Finalement, estimant que l’aire de répartition géographique totale de T-Rex était d’environ 2,3 millions de kilomètres carrés, et que l’espèce avait survécu pendant environ 2,5 millions d’années, les chercheurs ont calculé une taille de population permanente de 20 000 spécimens. Sur un total d’environ 127 000 générations développées au cours de leur histoire, les chercheurs estiment donc à 2,5 milliards le nombre d’individus au total.

Malgré les incertitudes associées à la plupart des paramètres du modèle, le Dr Damuth a souligné un « résultat qualitatif solide ».

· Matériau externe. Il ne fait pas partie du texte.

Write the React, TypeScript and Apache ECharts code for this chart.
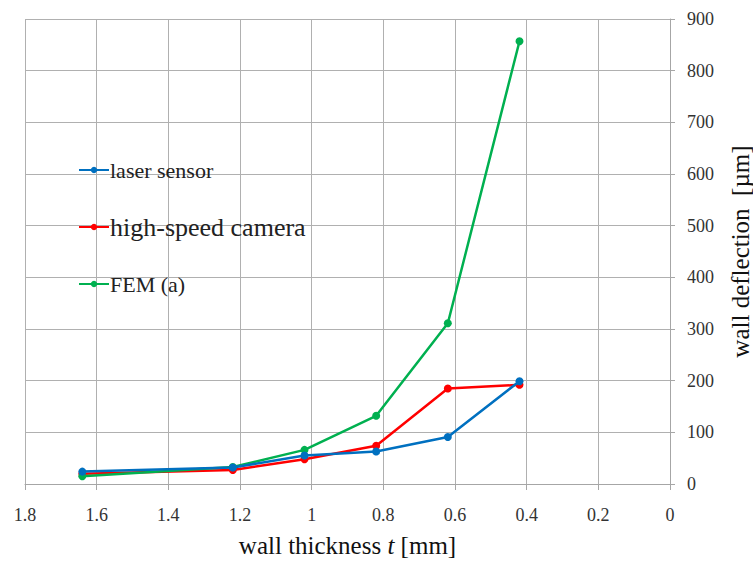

Ceci étant, même le Dr Marshall pense que ce nombre de 20 000 est probablement faible. « Il semble tout simplement inconcevable que vous puissiez durer quelques millions d’années avec ces quelques individus », explique-t-il. D’après lui, il y avait peut-être des dizaines de milliers, voire même peut-être 100 000 ou 200 000 individus à chaque moment donné.

Avec un si grand nombre de dinosaures post-juvéniles au cours de l’histoire de l’espèce, sans parler des juvéniles qui étaient probablement plus nombreux, où sont alors passés tous ces os ? Quelle proportion de ces individus a été découverte par les paléontologues ?

«Il y a environ 32 T-Rex post-juvéniles relativement bien préservés dans les musées publics aujourd’hui», note le Dr Marshall. «De tous les adultes post-juvéniles qui aient jamais vécu, cela signifie que nous en avons environ un sur 80 millions». Telle est la réponse à sa première question.